Scientific classification
- Domain: Bacteria
- Kingdom: Pseudomonadati
- Phylum: Campylobacterota
- Class: "Campylobacteria"
- Order: Campylobacterales
- Family: Campylobacteraceae
- Genus: Campylobacter
- Species: C. concisus
- Binomial name: Campylobacter concisus Tanner et al., 1981

= Campylobacter concisus =

- Genus: Campylobacter
- Species: concisus
- Authority: Tanner et al., 1981

Species of bacterium

Campylobacter concisus is a Gram-negative, highly fastidious, mesophilic bacterium that grows under both anaerobic and microaerobic conditions with the presence of hydrogen significantly aiding growth. Motile, with either unipolar or bipolar flagella, the organisms have a characteristic spiral/corkscrew appearance and are oxidase-positive. Although the human oral cavity is the natural colonization site of the bacterium, C. concisus may also colonize the intestinal tract of some individuals. In particular, several studies have reported higher intestinal prevalence of C. concisus in patients with IBD compared to healthy controls, which has led to current speculation of the bacterium's implication in the induction of Crohn's disease.

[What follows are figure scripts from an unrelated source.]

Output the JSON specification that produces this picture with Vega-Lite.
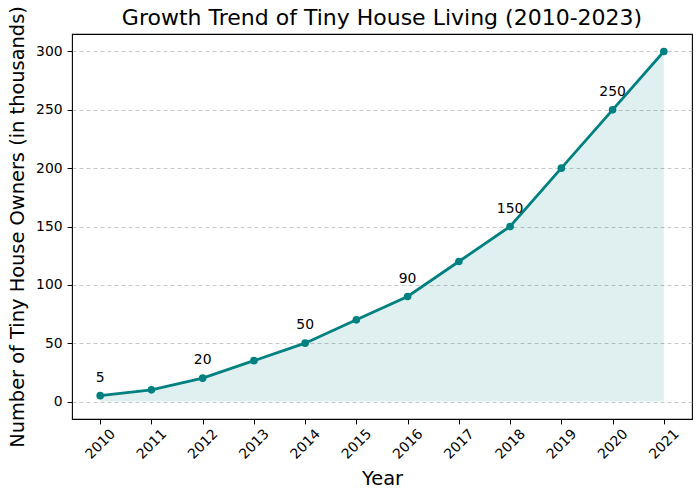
{
  "$schema": "https://vega.github.io/schema/vega-lite/v6.json",
  "autosize": {"type": "none"},
  "width": 620,
  "height": 385,
  "padding": {"left": 72, "top": 34, "right": 8, "bottom": 79},
  "background": "white",
  "title": {
    "text": "Growth Trend of Tiny House Living (2010-2023)",
    "font": "DejaVu Sans",
    "fontSize": 22,
    "fontWeight": "normal",
    "color": "black",
    "anchor": "middle",
    "frame": "group",
    "baseline": "alphabetic",
    "offset": 8,
    "dy": 49
  },
  "config": {
    "view": {"stroke": "black", "strokeWidth": 1.1},
    "font": "DejaVu Sans"
  },
  "data": {
    "values": [
      {"year": 2010, "owners": 5},
      {"year": 2011, "owners": 10},
      {"year": 2012, "owners": 20},
      {"year": 2013, "owners": 35},
      {"year": 2014, "owners": 50},
      {"year": 2015, "owners": 70},
      {"year": 2016, "owners": 90},
      {"year": 2017, "owners": 120},
      {"year": 2018, "owners": 150},
      {"year": 2019, "owners": 200},
      {"year": 2020, "owners": 250},
      {"year": 2021, "owners": 300}
    ]
  },
  "encoding": {
    "x": {
      "field": "year",
      "type": "quantitative",
      "scale": {"domain": [2009.45, 2021.55], "nice": false, "zero": false},
      "axis": {
        "title": "Year",
        "titleFont": "DejaVu Sans",
        "titleFontSize": 19.4,
        "titleFontWeight": "normal",
        "titleColor": "black",
        "titleBaseline": "alphabetic",
        "titleY": 65,
        "values": [2010, 2011, 2012, 2013, 2014, 2015, 2016, 2017, 2018, 2019, 2020, 2021],
        "format": "d",
        "labelAngle": -45,
        "labelAlign": "center",
        "labelBaseline": "middle",
        "labelPadding": 20,
        "labelFont": "DejaVu Sans",
        "labelFontSize": 13.9,
        "labelColor": "black",
        "labelOverlap": false,
        "labelFlush": false,
        "tickColor": "black",
        "tickSize": 4.9,
        "domain": false,
        "grid": false
      }
    },
    "y": {
      "field": "owners",
      "type": "quantitative",
      "scale": {"domain": [-15, 315], "nice": false, "zero": false},
      "axis": {
        "title": "Number of Tiny House Owners (in thousands)",
        "titleFont": "DejaVu Sans",
        "titleFontSize": 19.4,
        "titleFontWeight": "normal",
        "titleColor": "black",
        "titleBaseline": "alphabetic",
        "titleX": -49,
        "values": [0, 50, 100, 150, 200, 250, 300],
        "labelFont": "DejaVu Sans",
        "labelFontSize": 13.9,
        "labelColor": "black",
        "labelPadding": 5,
        "labelFlush": false,
        "tickColor": "black",
        "tickSize": 4.9,
        "domain": false,
        "grid": true,
        "gridColor": "#b0b0b0",
        "gridOpacity": 0.7,
        "gridDash": [4, 3],
        "gridWidth": 1
      }
    }
  },
  "layer": [
    {
      "mark": {"type": "area", "color": "teal", "opacity": 0.12},
      "encoding": {"y2": {"datum": 0}}
    },
    {
      "mark": {"type": "line", "color": "teal", "strokeWidth": 2.8},
      "encoding": {}
    },
    {
      "mark": {"type": "circle", "color": "teal", "size": 58, "opacity": 1},
      "encoding": {}
    },
    {
      "transform": [{"filter": {"field": "year", "oneOf": [2010, 2012, 2014, 2016, 2018, 2020]}}],
      "mark": {"type": "text", "font": "DejaVu Sans", "fontSize": 13.9, "color": "black", "align": "center", "baseline": "alphabetic", "dy": -14},
      "encoding": {"text": {"field": "owners", "type": "quantitative"}}
    }
  ]
}
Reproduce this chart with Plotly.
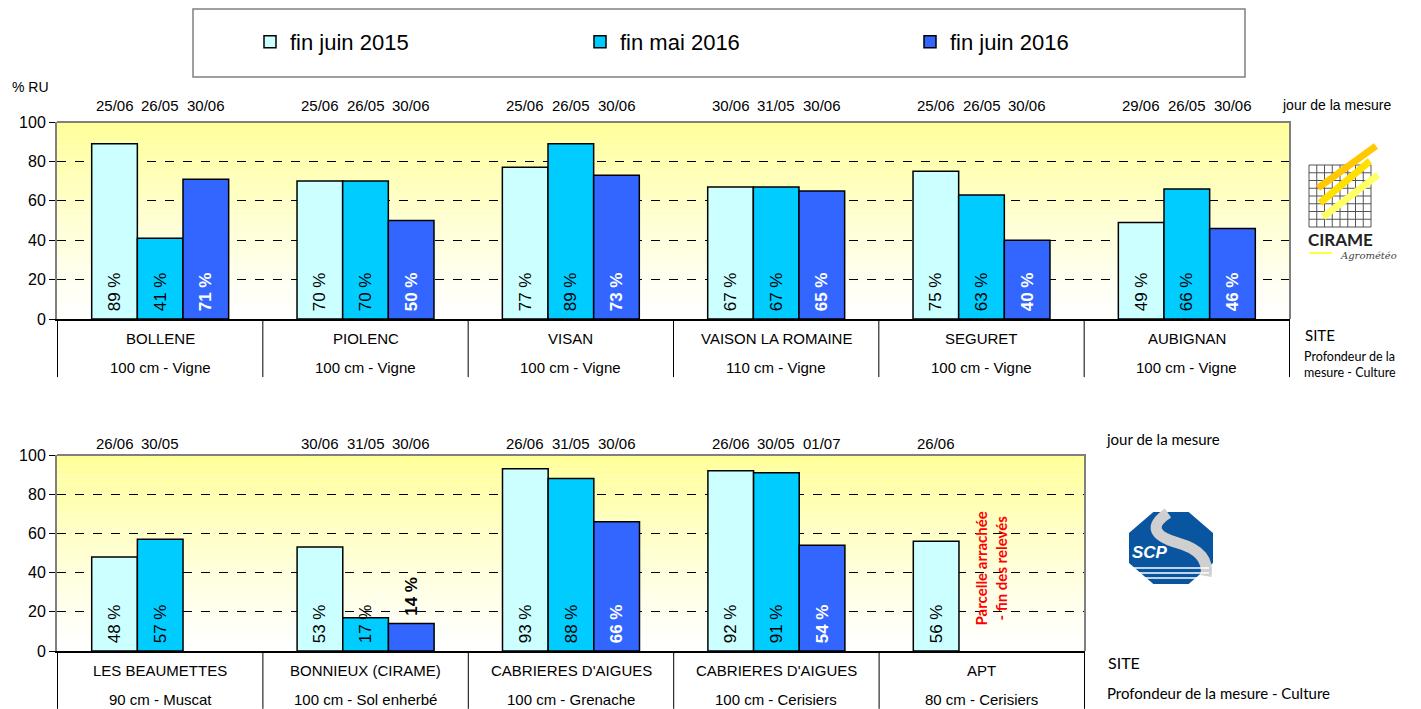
import plotly.graph_objects as go

W, H = 1421, 709
ML, MR = 57, 131
PW = W - ML - MR

# ---------------- data ----------------
series = ["fin juin 2015", "fin mai 2016", "fin juin 2016"]
colors = ["#CCFFFF", "#00CCFF", "#3366FF"]

top_sites = ["BOLLENE", "PIOLENC", "VISAN", "VAISON LA ROMAINE", "SEGURET", "AUBIGNAN"]
top_depths = ["100 cm - Vigne"] * 3 + ["110 cm - Vigne"] + ["100 cm - Vigne"] * 2
top_juin2015 = [89, 70, 77, 67, 75, 49]
top_mai2016 = [41, 70, 89, 67, 63, 66]
top_juin2016 = [71, 50, 73, 65, 40, 46]
top_dates = [["25/06", "26/05", "30/06"], ["25/06", "26/05", "30/06"], ["25/06", "26/05", "30/06"],
             ["30/06", "31/05", "30/06"], ["25/06", "26/05", "30/06"], ["29/06", "26/05", "30/06"]]

bot_sites = ["LES BEAUMETTES", "BONNIEUX (CIRAME)", "CABRIERES D'AIGUES", "CABRIERES D'AIGUES", "APT"]
bot_depths = ["90 cm - Muscat", "100 cm - Sol enherbé", "100 cm - Grenache",
              "100 cm - Cerisiers", "80 cm - Cerisiers"]
bot_juin2015 = [48, 53, 93, 92, 56]
bot_mai2016 = [57, 17, 88, 91, None]
bot_juin2016 = [None, 14, 66, 54, None]
bot_dates = [["26/06", "30/05", ""], ["30/06", "31/05", "30/06"], ["26/06", "31/05", "30/06"],
             ["26/06", "30/05", "01/07"], ["26/06", "", ""]]

FONT = "Liberation Sans, Arial, sans-serif"
CAL = "Lato, Open Sans, sans-serif"
NB = "\u00a0"


def px(x):
    return (x - ML) / PW


def py(y):
    return 1 - y / H


fig = go.Figure()

panels = [
    dict(sites=top_sites, depths=top_depths, vals=[top_juin2015, top_mai2016, top_juin2016],
         dates=top_dates, xa="x", ya="y", leg=True),
    dict(sites=bot_sites, depths=bot_depths, vals=[bot_juin2015, bot_mai2016, bot_juin2016],
         dates=bot_dates, xa="x2", ya="y2", leg=False),
]

for p in panels:
    keys = [f"{s} | {d}" for s, d in zip(p["sites"], p["depths"])]
    p["keys"] = keys
    for k, (name, col, vals) in enumerate(zip(series, colors, p["vals"])):
        texts, tcols, tpos = [], [], []
        for v in vals:
            if v is None:
                texts.append("")
                tcols.append("black")
                tpos.append("inside")
                continue
            if k == 2:
                texts.append(f"{NB}<b>{v} %</b>")
                if v < 20:
                    tcols.append("black")
                    tpos.append("outside")
                else:
                    tcols.append("white")
                    tpos.append("inside")
            else:
                texts.append(f"{NB}{v} %")
                tcols.append("black")
                tpos.append("inside")
        fig.add_trace(go.Bar(
            x=keys, y=vals, name=name, legendgroup=name, showlegend=p["leg"],
            marker=dict(color=col, line=dict(color="black", width=1.5)),
            text=texts, textposition=tpos, textangle=-90, insidetextanchor="start",
            constraintext="none", cliponaxis=False,
            textfont=dict(family=FONT, size=17, color=tcols),
            xaxis=p["xa"], yaxis=p["ya"], hoverinfo="skip",
        ))

# ---------------- layout ----------------
top_dom = [py(319), py(122)]
bot_dom = [py(651), py(455)]
bot_xdom = [0, (1085 - ML) / PW]

axis_common = dict(showgrid=False, zeroline=False, showticklabels=False, ticks="",
                   showline=True, linecolor="black", linewidth=1.5, fixedrange=True,
                   automargin=False)
yaxis_common = dict(range=[0, 100], tickvals=[0, 20, 40, 60, 80, 100], ticks="outside",
                    ticklen=6, tickcolor="black", tickfont=dict(family=FONT, size=16, color="black"),
                    showgrid=True, gridcolor="black", griddash="dash", gridwidth=1,
                    zeroline=False, showline=True, linecolor="#808080", linewidth=2,
                    fixedrange=True, automargin=False)

fig.update_layout(
    width=W, height=H, margin=dict(l=ML, r=MR, t=0, b=0, pad=0, autoexpand=False),
    paper_bgcolor="white", plot_bgcolor="white",
    barmode="group", bargap=0.333, bargroupgap=0,
    xaxis=dict(domain=[0, 1], anchor="y", categoryorder="array",
               categoryarray=panels[0]["keys"], **axis_common),
    yaxis=dict(domain=top_dom, anchor="x", **yaxis_common),
    xaxis2=dict(domain=bot_xdom, anchor="y2", categoryorder="array",
                categoryarray=panels[1]["keys"], **axis_common),
    yaxis2=dict(domain=bot_dom, anchor="x2", **yaxis_common),
    legend=dict(orientation="h", x=px(250), xanchor="left", y=py(42), yanchor="middle",
                entrywidth=285, entrywidthmode="pixels", itemwidth=30,
                font=dict(family=FONT, size=22, color="black"),
                bgcolor="rgba(0,0,0,0)", borderwidth=0, traceorder="normal"),
    font=dict(family=FONT, color="black"),
)

shapes = []
annotations = []

# legend frame
shapes.append(dict(type="rect", xref="paper", yref="paper", x0=px(193), x1=px(1245),
                   y0=py(77), y1=py(9), line=dict(color="#808080", width=1.5),
                   fillcolor="rgba(0,0,0,0)"))

# gradient backgrounds + borders
N = 40
for p in panels:
    xd = p["xa"] + " domain"
    yd = p["ya"] + " domain"
    for i in range(N):
        t = (i + 0.5) / N  # 0 bottom -> 1 top
        b = int(round(255 - (255 - 150) * t ** 1.2))
        shapes.append(dict(type="rect", xref=xd, yref=yd, x0=0, x1=1, y0=i / N, y1=(i + 1) / N,
                           line=dict(width=0), fillcolor=f"rgb(255,255,{b})", layer="below"))
    shapes.append(dict(type="path", xref=xd, yref=yd, path="M 0,1 L 1,1 L 1,0",
                       line=dict(color="#808080", width=2), layer="above"))
    n = len(p["keys"])
    depth = -0.295
    for i in range(n + 1):
        shapes.append(dict(type="line", xref=p["xa"], yref=yd, x0=i - 0.5, x1=i - 0.5,
                           y0=0, y1=depth, line=dict(color="black", width=1)))
    # category labels & dates
    off = 45.67
    for key, site, dep, dts in zip(p["keys"], p["sites"], p["depths"], p["dates"]):
        annotations.append(dict(x=key, xref=p["xa"], y=0, yref=yd, yshift=-19, text=site,
                                showarrow=False, font=dict(family=FONT, size=15, color="black"),
                                xanchor="center", yanchor="middle"))
        annotations.append(dict(x=key, xref=p["xa"], y=0, yref=yd, yshift=-48, text=dep,
                                showarrow=False, font=dict(family=FONT, size=15, color="black"),
                                xanchor="center", yanchor="middle"))
        for k, d in enumerate(dts):
            if d:
                annotations.append(dict(x=key, xref=p["xa"], y=1, yref=yd,
                                        yshift=16 if p["leg"] else 12,
                                        xshift=(k - 1) * off, text=d, showarrow=False,
                                        font=dict(family=FONT, size=15, color="black"),
                                        xanchor="center", yanchor="middle"))

# APT note
annotations.append(dict(x=panels[1]["keys"][4], xref="x2", y=42, yref="y2", xshift=9,
                        text="Parcelle arrachée<br>- fin des relevés", textangle=-90,
                        showarrow=False, xanchor="center", yanchor="middle",
                        font=dict(family=CAL, size=15, color="#FF0000", weight="bold"),
                        align="center"))

# side texts
annotations += [
    dict(x=px(10), y=py(87), xref="paper", yref="paper", text="% RU", showarrow=False,
         xanchor="left", yanchor="middle", font=dict(family=FONT, size=14)),
    dict(x=px(1280), y=py(105), xref="paper", yref="paper", text="jour de la mesure",
         showarrow=False, xanchor="left", yanchor="middle", font=dict(family=FONT, size=14)),
    dict(x=px(1303), y=py(335), xref="paper", yref="paper", text="SITE", showarrow=False,
         xanchor="left", yanchor="middle", font=dict(family=CAL, size=15)),
    dict(x=px(1302), y=py(364), xref="paper", yref="paper",
         text="Profondeur de la<br>mesure - Culture", showarrow=False, xanchor="left",
         yanchor="middle", align="left", font=dict(family=CAL, size=12.5)),
    dict(x=px(1104), y=py(439), xref="paper", yref="paper", text="jour de la mesure",
         showarrow=False, xanchor="left", yanchor="middle", font=dict(family=CAL, size=15)),
    dict(x=px(1106), y=py(662), xref="paper", yref="paper", text="SITE", showarrow=False,
         xanchor="left", yanchor="middle", font=dict(family=CAL, size=16)),
    dict(x=px(1105), y=py(693), xref="paper", yref="paper",
         text="Profondeur de la mesure - Culture", showarrow=False, xanchor="left",
         yanchor="middle", font=dict(family=CAL, size=15)),
]

# CIRAME logo (decorative)
gx0, gx1, gy0, gy1 = 1309, 1371, 165, 227
for i in range(9):
    xx = gx0 + (gx1 - gx0) * i / 8
    yy = gy0 + (gy1 - gy0) * i / 8
    shapes.append(dict(type="line", xref="paper", yref="paper", x0=px(xx), x1=px(xx),
                       y0=py(gy0), y1=py(gy1), line=dict(color="#555555", width=1)))
    shapes.append(dict(type="line", xref="paper", yref="paper", x0=px(gx0), x1=px(gx1),
                       y0=py(yy), y1=py(yy), line=dict(color="#555555", width=1)))
for (x0, y0, x1, y1, c) in [(1318, 188, 1376, 146, "#FFC800"), (1320, 203, 1370, 161, "#FFE000"),
                            (1323, 217, 1378, 175, "#FFFF66")]:
    shapes.append(dict(type="line", xref="paper", yref="paper", x0=px(x0), y0=py(y0),
                       x1=px(x1), y1=py(y1), line=dict(color=c, width=7)))
shapes.append(dict(type="line", xref="paper", yref="paper", x0=px(1309), x1=px(1332),
                   y0=py(253), y1=py(253), line=dict(color="#FFFF44", width=2)))
annotations += [
    dict(x=px(1340), y=py(240), xref="paper", yref="paper", text="<b>CIRAME</b>",
         showarrow=False, xanchor="center", yanchor="middle",
         font=dict(family=CAL, size=17, color="#222222")),
    dict(x=px(1368), y=py(255), xref="paper", yref="paper", text="<i>Agrométéo</i>",
         showarrow=False, xanchor="center", yanchor="middle",
         font=dict(family="DejaVu Serif", size=10, color="#444444")),
]

# SCP logo (decorative)
cx, cy, rw, rh = 1171, 548, 42, 36
a = 0.42
octa = [(cx - rw * a, cy - rh), (cx + rw * a, cy - rh), (cx + rw, cy - rh * a), (cx + rw, cy + rh * a),
        (cx + rw * a, cy + rh), (cx - rw * a, cy + rh), (cx - rw, cy + rh * a), (cx - rw, cy - rh * a)]
path = "M " + " L ".join(f"{px(x):.5f},{py(y):.5f}" for x, y in octa) + " Z"
shapes.append(dict(type="path", xref="paper", yref="paper", path=path,
                   fillcolor="#0A55A0", line=dict(width=0)))
sp = (f"M {px(1168):.5f},{py(513):.5f} Q {px(1140):.5f},{py(532):.5f} {px(1178):.5f},{py(543):.5f} "
      f"Q {px(1210):.5f},{py(552):.5f} {px(1206):.5f},{py(576):.5f}")
shapes.append(dict(type="path", xref="paper", yref="paper", path=sp,
                   line=dict(color="#CFCFCF", width=11)))
for yy in [568, 573, 578]:
    shapes.append(dict(type="line", xref="paper", yref="paper", x0=px(1133), x1=px(1209),
                       y0=py(yy), y1=py(yy), line=dict(color="#FFFFFF", width=1.5)))
annotations.append(dict(x=px(1150), y=py(552), xref="paper", yref="paper",
                        text="<b><i>SCP</i></b>", showarrow=False,
                        xanchor="center", yanchor="middle",
                        font=dict(family=FONT, size=17, color="white")))

fig.update_layout(shapes=shapes, annotations=annotations)
fig.write_html("out.html", config={"displayModeBar": False},
               post_script="document.body.style.margin='0';document.body.style.overflow='hidden';")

A number of studies have defined C. concisus to be composed of two phenotypically identical, yet genomically distinct genomospecies by analysis of amplified fragment length polymorphisms (AFLP), housekeeping genes and a PCR method targeting the polymorphisms of C. concisus 23S rRNA gene. The two genomospecies appear to harbor different levels of enteric pathogenic potential, with oral C. concisus strains that were invasive to human epithelial cell line (Caco2) found only in Genomospecies-2 (GS2).

Recently, a C. concisus molecular marker csep1, particularly the csep1 gene with a six-nucleotide insertion (csep1-6bpi) was found to be associated with active Crohn's disease, and pSma1 plasmid was found to be associated with severe ulcerative colitis. The csep1 gene can be located in either the pICON plasmid or the chromosome.